MBNA had previously paid tax to West Virginia and filed refund claims for the two years based principally on MBNA’s assertion that the state did not have jurisdiction to impose an income tax on a corporation that lacked physical presence in the state. The refund claims were denied by the Tax Commissioner, but the Office of Tax Appeals (“OTA”) ruled in favor of MBNA. The Tax Commissioner appealed the OTA decision to the Circuit Court of Kanawha County, which held that physical presence was not necessary to show “substantial nexus” under the Commerce Clause. MBNA appealed the decision to the Court, which reviewed the constitutional issue de novo and held that the “substantial nexus” requirement did not require physical presence for income taxes.

The Court based its decision on four principal rationales.

  1. First, the Court found that U.S. Supreme Court’s reaffirmation of physical presence for sales and use taxes in Quill Corp. v. North Dakota, 504 U.S. 298, 112 S. Ct. 1904 (1992) was based on stare decisis (the legal principle of following prior rulings on the same legal issue when the facts are the same) and had engendered substantial reliance on the physical presence standard for sales and use taxes over the years. Implicit in this was the Court’s analysis that the physical presence standard might not have been adopted by the U.S. Supreme Court but for the substantial reliance on the physical presence standard over the years.
  2. Second, the Court believed that in Quill Corp. v. North Dakota the U.S. Supreme Court intended to limit the physical presence requirement only to sales and use taxes when it noted it had not articulated the same physical presence standard for taxes other than sales and use taxes
  3. Third, the Court noted that the compliance and administrative burdens associated with sales and use taxes were greater than for income taxes (considerably more jurisdictions with varying rates, more frequent reporting, etc.).
  4. The Court believed that the physical presence standard laid down in 1967 in National Bellas Hess, Inc. v.
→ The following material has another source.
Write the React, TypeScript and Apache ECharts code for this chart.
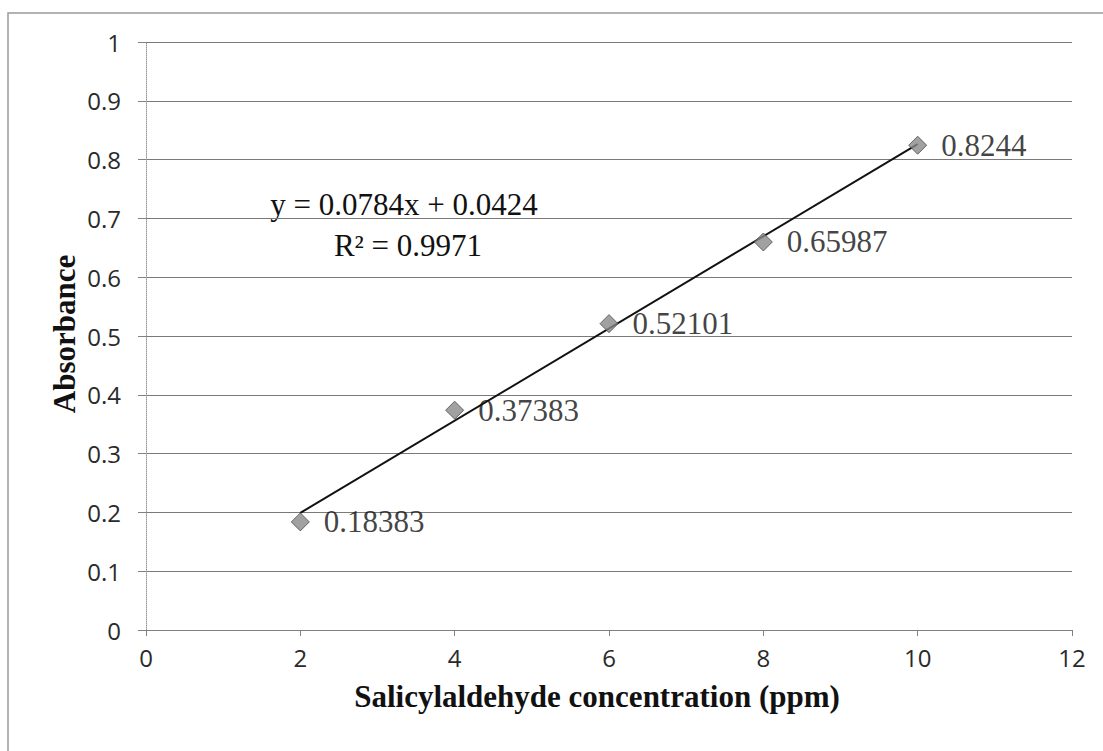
import React, { useEffect, useRef } from "react";
import * as echarts from "echarts";

const concentrations = [2, 4, 6, 8, 10];
const absorbances = [0.18383, 0.37383, 0.52101, 0.65987, 0.8244];
const trendX = [2, 10];
const trendY = [0.1992, 0.8264];
const equationText = "y = 0.0784x + 0.0424";
const r2Text = "R² = 0.9971";
const xTitle = "Salicylaldehyde concentration (ppm)";
const yTitle = "Absorbance";

export default function App() {
  const ref = useRef<HTMLDivElement>(null);
  useEffect(() => {
    if (!ref.current) return;
    const chart = echarts.init(ref.current, null, { renderer: "svg" });
    const serif = "'Liberation Serif', 'Times New Roman', serif";
    const sans = "'Open Sans', 'Liberation Sans', sans-serif";
    chart.setOption({
      animation: false,
      backgroundColor: "#ffffff",
      grid: { left: 146, right: 31, top: 42, bottom: 121, containLabel: false },
      xAxis: {
        type: "value",
        min: 0,
        max: 12,
        interval: 2,
        axisLine: { show: true, lineStyle: { color: "#808080", width: 1 } },
        axisTick: { show: true, length: 6, lineStyle: { color: "#808080" } },
        splitLine: { show: false },
        axisLabel: { margin: 15, fontFamily: sans, fontSize: 24, color: "#2a2a2a" },
      },
      yAxis: {
        type: "value",
        min: 0,
        max: 1,
        interval: 0.1,
        axisLine: { show: true, lineStyle: { color: "#999", width: 1, type: "dotted" } },
        axisTick: { show: true, length: 8, lineStyle: { color: "#808080" } },
        splitLine: { show: true, lineStyle: { color: "#7a7a7a", width: 1 } },
        axisLabel: {
          margin: 25,
          fontFamily: sans,
          fontSize: 24,
          color: "#2a2a2a",
          formatter: (v: number) => String(Math.round(v * 10) / 10),
        },
      },
      series: [
        {
          type: "line",
          data: trendX.map((x, i) => [x, trendY[i]]),
          symbol: "none",
          lineStyle: { color: "#111", width: 2 },
          z: 2,
          silent: true,
        },
        {
          type: "scatter",
          data: concentrations.map((x, i) => [x, absorbances[i]]),
          symbol: "diamond",
          symbolSize: 18,
          itemStyle: { color: "#8a8a8a", borderColor: "#4a4a4a", borderWidth: 1 },
          label: {
            show: true,
            position: "right",
            distance: 14,
            fontFamily: serif,
            fontSize: 31,
            color: "#111",
            formatter: (p: any) => String(p.value[1]),
          },
          z: 3,
        },
      ],
      graphic: [
        {
          type: "rect",
          shape: { x: 8, y: 13, width: 1200, height: 900 },
          style: { fill: "none", stroke: "#9a9a9a", lineWidth: 1.5 },
          silent: true,
          z: -1,
        },
        {
          type: "text",
          x: 404,
          y: 204,
          style: {
            text: equationText,
            font: `31px ${serif}`,
            fill: "#111",
            textAlign: "center",
            textVerticalAlign: "middle",
          },
        },
        {
          type: "text",
          x: 408,
          y: 245,
          style: {
            text: r2Text,
            font: `31px ${serif}`,
            fill: "#111",
            textAlign: "center",
            textVerticalAlign: "middle",
          },
        },
        {
          type: "text",
          x: 597,
          y: 696,
          style: {
            text: xTitle,
            font: `bold 31px ${serif}`,
            fill: "#111",
            textAlign: "center",
            textVerticalAlign: "middle",
          },
        },
        {
          type: "text",
          x: 64,
          y: 334,
          rotation: Math.PI / 2,
          style: {
            text: yTitle,
            font: `bold 31px ${serif}`,
            fill: "#111",
            textAlign: "center",
            textVerticalAlign: "middle",
          },
        },
      ],
    });
    return () => chart.dispose();
  }, []);
  return (
    <div
      ref={ref}
      style={{ position: "absolute", left: 0, top: 0, width: 1103, height: 751 }}
    />
  );
}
Department of Revenue, 386 U.S. 753, 87 S.Ct. 1389, 18 L.Ed.2d 505 (1967) made little sense today in light of the proliferation of e-commerce.

The Court then fashioned its own qualitative and quantitative test for satisfying the “substantial nexus” requirements, which it termed “significant economic presence.” Under this test, MBNA was deemed to have met the Commerce Clause requirements through its continuous and systematic market solicitation (qualitative) and significant revenues from West Virginia customers (quantitative).

MBNA has 90 days from the decision to file a petition for certiorari with the U.S. Supreme Court.

West Virginia is now the third state whose highest court has sanctioned an economic nexus approach to taxing corporations without physical presence. South Carolina and New Jersey have previously repudiated the physical presence requirement for income taxes.